The Department of Trade and Industry (DTI) is confident the US will reverse its decision to suspend some of South Africa’s African Growth and Opportunity Act (Agoa) benefits before the restrictions are implemented by the end of the year.
Trade and Industry Minister Dr Rob Davies said on Friday that, while the “warning” was being taken “very seriously”, South Africa was “tantalisingly” close to resolving the final few issues, which included issues around salmonella and an exit clause for the agreements, that had resulted in the impending suspension of the duty-free treatment of its agricultural products.
Davies assured that the country was committed to implementing the agreement reached in Paris in June, despite the US taking a hardline stance to force South Africa into compliance or face termination from the pact meant to bolster trade with emerging economies.
On Thursday, US President Barack Obama said that, within 60 days, duty-free benefits on all Agoa-eligible agricultural goods would be suspended and that South Africa had until March 1, 2016, to prove to the Western powerhouse that it complied fully with the Agoa eligibility criteria or the benefits would be further limited, held in suspension with an extension into other Agoa-agreed products, or terminated altogether.
“I have determined that South Africa is not making continual progress toward the agreed elimination of longstanding barriers to US trade and investment,” Obama said in a statement.
Agoa’s current eligibility criteria required that beneficiary countries eliminated or were actively working toward eliminating barriers to US trade; however, a number of issues, particularly around sanitary and phytosanitary, surrounding US poultry, beef and pork, had risked South Africa’s continued participation in Agoa.
The loss of benefits had been widely estimated to potentially cost South Africa more than $7-million across several of the affected sectors, with the suspension affecting around R2.4-billion of yearly agricultural exports.
Wine, macadamia nuts and citrus were expected to feel the biggest impact should the suspension move ahead – a move which could cost the Western Cape alone up to 85 000 jobs, the Democratic Alliance (DA) noted.

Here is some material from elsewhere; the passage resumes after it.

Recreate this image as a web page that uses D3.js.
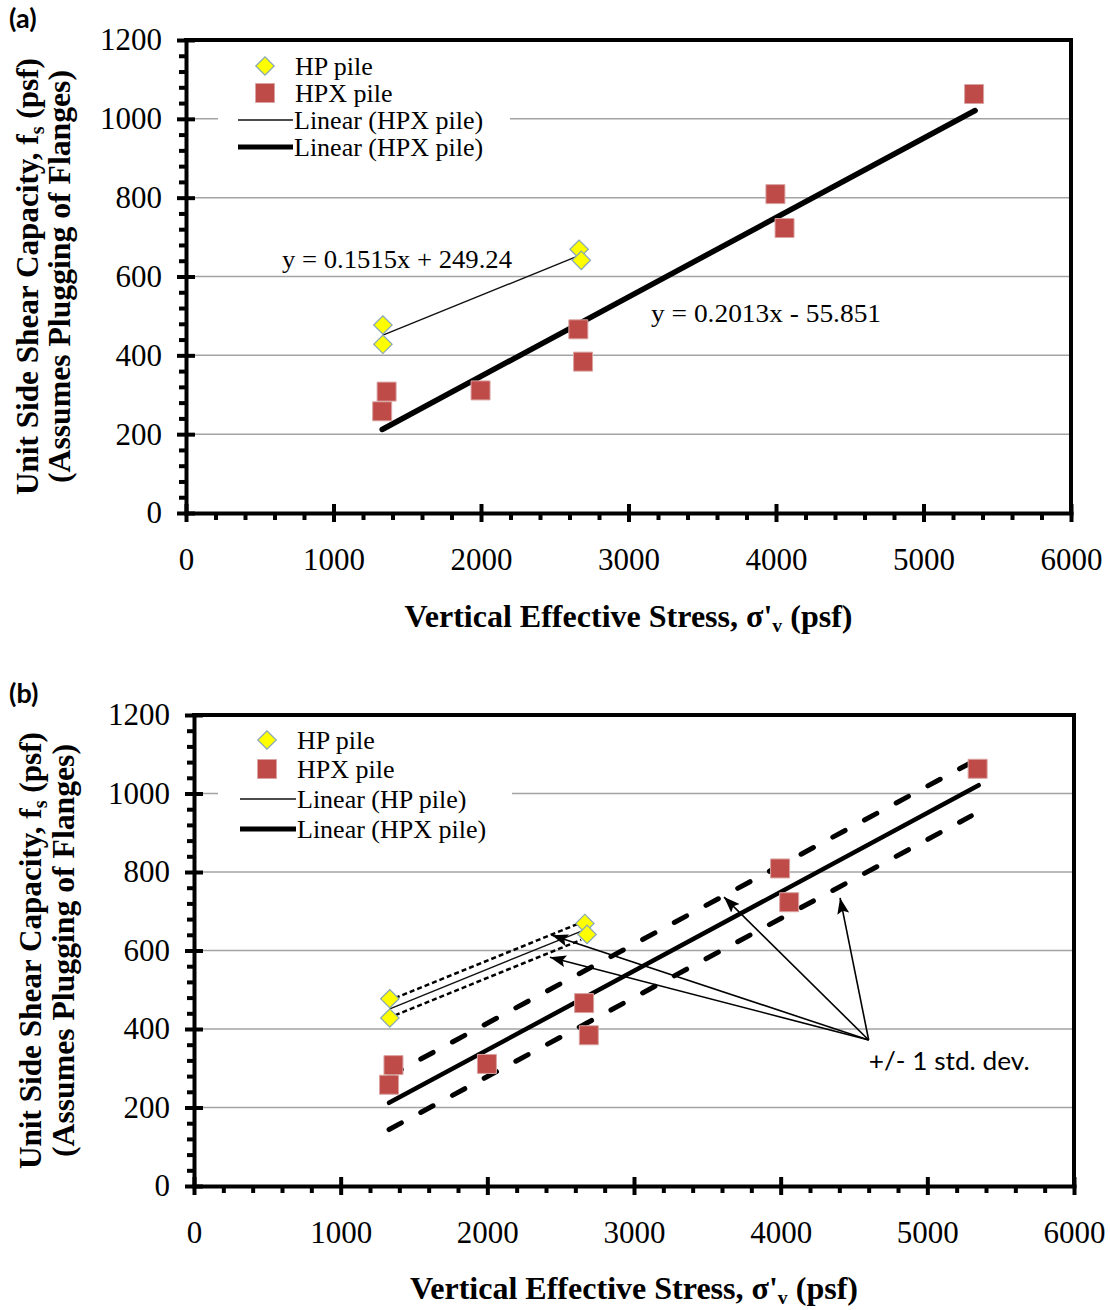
<!DOCTYPE html>
<html>
<head>
<meta charset="utf-8">
<script src="https://cdn.jsdelivr.net/npm/d3@7"></script>
<style>
  body { margin: 0; background: #fff; }
  svg { display: block; }
</style>
</head>
<body>
<svg id="chart" width="1110" height="1310"></svg>
<script>
// Axis ticks
const xTickValues = [0, 1000, 2000, 3000, 4000, 5000, 6000];
const yTickValues = [0, 200, 400, 600, 800, 1000, 1200];

// HP pile: vertical effective stress (psf) and unit side shear (psf)
const hpStress = [1335, 1335, 2665, 2680];
const hpCapacity = [477, 428, 669, 641];

// HPX pile: vertical effective stress (psf) and unit side shear (psf)
const hpxStress = [1330, 1360, 1997, 2660, 2692, 3996, 4058, 5343];
const hpxCapacity = [258, 308, 311, 466, 384, 809, 723, 1063];

// Linear fits [slope, intercept] and the stress range each is drawn over
const hpFitCoef = [0.1515, 249.24];
const hpFitRange = [1335, 2672];
const hpxFitCoef = [0.2013, -55.851];
const hpxFitRange = [1330, 5350];

// +/- one standard deviation about each fit
const hpStdDev = 22;
const hpStdRange = [1370, 2640];
const hpxStdDev = 68;
const hpxStdRange = [1330, 5300];

// Fit equation labels (panel a): text and anchor in data units
const fitLabels = ["y = 0.1515x + 249.24", "y = 0.2013x - 55.851"];
const fitLabelAt = [[651, 621], [3153, 485]];

// Std. dev. callout (panel b): arrow tail and arrow tips in data units
const calloutText = "+/- 1 std. dev.";
const calloutFrom = [4600, 372];
const calloutTips = [[2441, 639], [2427, 583], [3614, 736], [4405, 734]];

// Legend labels for each panel
const legendLabelsA = ["HP pile", "HPX pile", "Linear (HPX pile)", "Linear (HPX pile)"];
const legendLabelsB = ["HP pile", "HPX pile", "Linear (HP pile)", "Linear (HPX pile)"];

const SERIF = "'Liberation Serif', 'Times New Roman', serif";
const SANS = "Lato, 'Open Sans', sans-serif";
const HP_FILL = "#FFFF00", HP_STROKE = "#86A6B6";
const HPX_FILL = "#BE4B48", HPX_STROKE = "#D9A3A1";
const tickFmt = d3.format("d");

const svg = d3.select("#chart");

svg.append("defs").append("marker")
  .attr("id", "arrowhead")
  .attr("viewBox", "0 0 16 12")
  .attr("refX", 16).attr("refY", 6)
  .attr("markerWidth", 16).attr("markerHeight", 12)
  .attr("markerUnits", "userSpaceOnUse")
  .attr("orient", "auto")
  .append("path").attr("d", "M0,0 L16,6 L0,12 L3,6 Z").attr("fill", "#000");

const panels = [
  { tag: "(a)", tagY: 28, left: 186, right: 1071, top: 40, bottom: 513,
    titleX1: 38, titleX2: 70, xTitleY: 627, legend: legendLabelsA,
    legendBox: [32, 10, 292, 118], legendRows: [26, 53, 80, 107],
    legendMarkX: 79, legendLine: [52, 107], legendTextX: 109, bands: false },
  { tag: "(b)", tagY: 703, left: 194, right: 1074, top: 715, bottom: 1186,
    titleX1: 41, titleX2: 74, xTitleY: 1299, legend: legendLabelsB,
    legendBox: [24, 8, 294, 124], legendRows: [25, 54, 84, 114],
    legendMarkX: 73, legendLine: [46, 102], legendTextX: 103, bands: true }
];

function styleTicks(sel) {
  sel.selectAll("line").attr("stroke", "#000").attr("stroke-width", 4);
  sel.selectAll("path.domain").attr("stroke", "#000").attr("stroke-width", 4).attr("stroke-linecap", "square");
  sel.selectAll("text").attr("font-family", SERIF).attr("font-size", 31).attr("fill", "#000");
  sel.attr("font-family", null).attr("font-size", null);
}

function drawPanel(p) {
  const g = svg.append("g");
  const x = d3.scaleLinear().domain([0, 6000]).range([p.left, p.right]);
  const y = d3.scaleLinear().domain([0, 1200]).range([p.bottom, p.top]);
  const line = d3.line().x(d => x(d[0])).y(d => y(d[1]));
  const fitPts = (coef, range, off) => range.map(v => [v, coef[0] * v + coef[1] + off]);

  // horizontal gridlines
  g.append("g").selectAll("line")
    .data(yTickValues.filter(v => v > 0 && v < 1200))
    .join("line")
    .attr("x1", p.left).attr("x2", p.right)
    .attr("y1", d => y(d)).attr("y2", d => y(d))
    .attr("stroke", "#a3a3a3").attr("stroke-width", 1.5);

  // top and right border of the plot area
  g.append("path")
    .attr("d", `M${p.left},${y(1200)} H${x(6000)} V${y(0)}`)
    .attr("fill", "none").attr("stroke", "#000").attr("stroke-width", 4)
    .attr("stroke-linecap", "square");

  // y axis: minor ticks outward, major ticks crossing the axis
  const yMinor = d3.range(0, 1201, 40).filter(v => v % 200 !== 0);
  g.append("g").attr("transform", `translate(${p.left},0)`)
    .call(d3.axisLeft(y).tickValues(yMinor).tickSize(7).tickFormat(""))
    .call(s => s.select(".domain").remove()).call(styleTicks);
  g.append("g").attr("transform", `translate(${p.left},0)`)
    .call(d3.axisRight(y).tickValues(yTickValues).tickSize(9).tickFormat(""))
    .call(s => s.select(".domain").remove()).call(styleTicks);
  g.append("g").attr("transform", `translate(${p.left},0)`)
    .call(d3.axisLeft(y).tickValues(yTickValues).tickFormat(tickFmt)
      .tickSizeInner(9).tickSizeOuter(0).tickPadding(15))
    .call(styleTicks);

  // x axis
  const xMinor = d3.range(0, 6001, 200).filter(v => v % 1000 !== 0);
  g.append("g").attr("transform", `translate(0,${p.bottom})`)
    .call(d3.axisBottom(x).tickValues(xMinor).tickSize(7).tickFormat(""))
    .call(s => s.select(".domain").remove()).call(styleTicks);
  g.append("g").attr("transform", `translate(0,${p.bottom})`)
    .call(d3.axisTop(x).tickValues(xTickValues).tickSize(9).tickFormat(""))
    .call(s => s.select(".domain").remove()).call(styleTicks);
  g.append("g").attr("transform", `translate(0,${p.bottom})`)
    .call(d3.axisBottom(x).tickValues(xTickValues).tickFormat(tickFmt)
      .tickSizeInner(9).tickSizeOuter(0).tickPadding(26))
    .call(styleTicks);

  // +/- one standard deviation lines
  if (p.bands) {
    [hpxStdDev, -hpxStdDev].forEach(off => {
      g.append("path").attr("d", line(fitPts(hpxFitCoef, hpxStdRange, off)))
        .attr("fill", "none").attr("stroke", "#000").attr("stroke-width", 5)
        .attr("stroke-linecap", "round").attr("stroke-dasharray", "14,22");
    });
    [hpStdDev, -hpStdDev].forEach(off => {
      g.append("path").attr("d", line(fitPts(hpFitCoef, hpStdRange, off)))
        .attr("fill", "none").attr("stroke", "#000").attr("stroke-width", 2.5)
        .attr("stroke-dasharray", "5,3");
    });
  }

  // linear fits
  g.append("path").attr("d", line(fitPts(hpFitCoef, hpFitRange, 0)))
    .attr("fill", "none").attr("stroke", "#111").attr("stroke-width", 1.4);
  g.append("path").attr("d", line(fitPts(hpxFitCoef, hpxFitRange, 0)))
    .attr("fill", "none").attr("stroke", "#000").attr("stroke-width", p.bands ? 4.5 : 5.5)
    .attr("stroke-linecap", "round");

  // markers
  const square = d3.symbol(d3.symbolSquare, 19 * 19)();
  const diamond = d3.symbol(d3.symbolSquare, 13 * 13)();
  g.append("g").selectAll("path")
    .data(d3.zip(hpxStress, hpxCapacity))
    .join("path")
    .attr("d", square)
    .attr("transform", d => `translate(${x(d[0])},${y(d[1])})`)
    .attr("fill", HPX_FILL).attr("stroke", HPX_STROKE).attr("stroke-width", 1);
  g.append("g").selectAll("path")
    .data(d3.zip(hpStress, hpCapacity))
    .join("path")
    .attr("d", diamond)
    .attr("transform", d => `translate(${x(d[0])},${y(d[1])}) rotate(45)`)
    .attr("fill", HP_FILL).attr("stroke", HP_STROKE).attr("stroke-width", 1.2);

  // fit equations (panel a)
  if (!p.bands) {
    g.append("g").selectAll("text")
      .data(d3.zip(fitLabels, fitLabelAt))
      .join("text")
      .attr("x", d => x(d[1][0])).attr("y", d => y(d[1][1]))
      .attr("font-family", SERIF).attr("font-size", 26).attr("fill", "#000")
      .attr("textLength", 230).attr("lengthAdjust", "spacingAndGlyphs")
      .text(d => d[0]);
  }

  // std. dev. callout (panel b)
  if (p.bands) {
    g.append("g").selectAll("line")
      .data(calloutTips)
      .join("line")
      .attr("x1", x(calloutFrom[0])).attr("y1", y(calloutFrom[1]))
      .attr("x2", d => x(d[0])).attr("y2", d => y(d[1]))
      .attr("stroke", "#000").attr("stroke-width", 1.6)
      .attr("marker-end", "url(#arrowhead)");
    g.append("text")
      .attr("x", x(calloutFrom[0])).attr("y", y(calloutFrom[1]) + 30)
      .attr("font-family", SANS).attr("font-size", 25).attr("fill", "#000")
      .attr("textLength", 161).attr("lengthAdjust", "spacingAndGlyphs")
      .text(calloutText);
  }

  // legend
  const lg = g.append("g").attr("transform", `translate(${p.left},${p.top})`);
  lg.append("rect")
    .attr("x", p.legendBox[0]).attr("y", p.legendBox[1])
    .attr("width", p.legendBox[2]).attr("height", p.legendBox[3])
    .attr("fill", "#fff");
  const r = p.legendRows;
  lg.append("path").attr("d", diamond)
    .attr("transform", `translate(${p.legendMarkX},${r[0]}) rotate(45)`)
    .attr("fill", HP_FILL).attr("stroke", HP_STROKE).attr("stroke-width", 1.2);
  lg.append("path").attr("d", square)
    .attr("transform", `translate(${p.legendMarkX},${r[1]})`)
    .attr("fill", HPX_FILL).attr("stroke", HPX_STROKE).attr("stroke-width", 1);
  lg.append("line").attr("x1", p.legendLine[0]).attr("x2", p.legendLine[1])
    .attr("y1", r[2]).attr("y2", r[2]).attr("stroke", "#111").attr("stroke-width", 1.4);
  lg.append("line").attr("x1", p.legendLine[0]).attr("x2", p.legendLine[1])
    .attr("y1", r[3]).attr("y2", r[3]).attr("stroke", "#000").attr("stroke-width", 5);
  lg.selectAll("text.leg")
    .data(p.legend)
    .join("text").attr("class", "leg")
    .attr("x", (d, i) => i < 2 ? p.legendTextX : p.legendLine[1] + 1)
    .attr("y", (d, i) => r[i] + 9)
    .attr("font-family", SERIF).attr("font-size", 26).attr("fill", "#000")
    .text(d => d);

  // y-axis title (two lines)
  const cy = (p.top + p.bottom) / 2;
  const t1 = g.append("text")
    .attr("transform", `translate(${p.titleX1},${cy}) rotate(-90)`)
    .attr("text-anchor", "middle")
    .attr("font-family", SERIF).attr("font-weight", "bold").attr("font-size", 31)
    .attr("textLength", 437).attr("lengthAdjust", "spacingAndGlyphs");
  t1.append("tspan").text("Unit Side Shear Capacity, f");
  t1.append("tspan").attr("font-size", 20).attr("dy", 6).text("s");
  t1.append("tspan").attr("dy", -6).text(" (psf)");
  g.append("text")
    .attr("transform", `translate(${p.titleX2},${cy}) rotate(-90)`)
    .attr("text-anchor", "middle")
    .attr("font-family", SERIF).attr("font-weight", "bold").attr("font-size", 31)
    .attr("textLength", 413).attr("lengthAdjust", "spacingAndGlyphs")
    .text("(Assumes Plugging of Flanges)");

  // x-axis title
  const xt = g.append("text")
    .attr("x", (p.left + p.right) / 2).attr("y", p.xTitleY)
    .attr("text-anchor", "middle")
    .attr("font-family", SERIF).attr("font-weight", "bold").attr("font-size", 31)
    .attr("textLength", 448).attr("lengthAdjust", "spacingAndGlyphs");
  xt.append("tspan").text("Vertical Effective Stress, σ'");
  xt.append("tspan").attr("font-size", 19).attr("dy", 5).text("v");
  xt.append("tspan").attr("dy", -5).text(" (psf)");

  // panel tag
  svg.append("text").attr("x", 9).attr("y", p.tagY)
    .attr("font-family", SANS).attr("font-weight", "bold").attr("font-size", 27)
    .text(p.tag);
}

panels.forEach(drawPanel);
</script>
</body>
</html>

The Western Cape agriculture sector relied heavily on the trade of citrus fruits and contributed roughly 70% to the total agricultural exports of South Africa, Western Cape Economic Opportunities, Tourism and Agriculture spokesperson Beverley Schäfer said.
“Missing this trade opportunity will have a damning impact on our regional economy,” she said.
Western Cape Economic Opportunities Minister Alan Winde painted a bleaker picture, pointing out that the jobs of 289 000 in the wine industry – 167 000 based in the Western Cape – would be on the line should the suspension go ahead.
Last year, under the Agoa programme, the Western Cape exported R1.47-billion of goods to the US – wine and citrus exports accounted for R719-million.
The South African Chamber of Commerce and Industry (Sacci) echoed the sentiments that the trade balance between South Africa and the US would be hit hard and the loss of revenue as a result would negatively impact an already suffering industry.
“South Africa has been given a lifeline in that US Trade Representative Michael Froman has said South Africa could still avoid the suspension, if it met benchmarks to eliminate barriers. However, if we fail to meet the requirements within the next two months we will lose the benefits,” Sacci warned.
However, Davies stood firm in his view that South Africa had been visibly making continual progress and that the country had complied with “all undertakings” to open its market to the US poultry industry.
South Africa had abandoned antidumping duties to a threshold of 65 000 t/y of US chicken imports into South Africa and resolved to resume imports – without duties – by the end of December after a ban nearly a year ago owing to fears of the impact of an Avian flu outbreak in the US.
South Africa’s veterinary (vets) experts, which have been driving the negotiations, continually engaged their US counterparts during the past few months on the drafting of the necessary trade and animal health protocols for the three meats under contestation.
“Significant progress has been made in this regard and the work is almost complete,” Davies said of the negotiations that were partly facilitated by the DTI, adding that the issues around animal health were “very complex” and that a balance needed to be struck between opening up trade and mitigating animal health.
Further, a ban on boned beef from several countries that had had Bovine Spongiform Encephalopathy had been lifted, including the US. in June, while the animal health authorities of both governments were locked in technical work to ensure safe trade regarding at least three pork-linked diseases, namely Trichinella, Porcine Reproductive and Respiratory Syndrome and Aujesky.
“South African vets have made significant progress and have been able to approve a list of pork cuts. South Africa has submitted a draft pork health certificate to the US. South Africa remains ready to address any other concerns of the US,” Davies noted, believing that the impasse would be resolved “well within” the 60-day deadline.
He assured that the outstanding issues would be discussed with a view to finalising the technical issues at a bilateral meeting scheduled for Friday.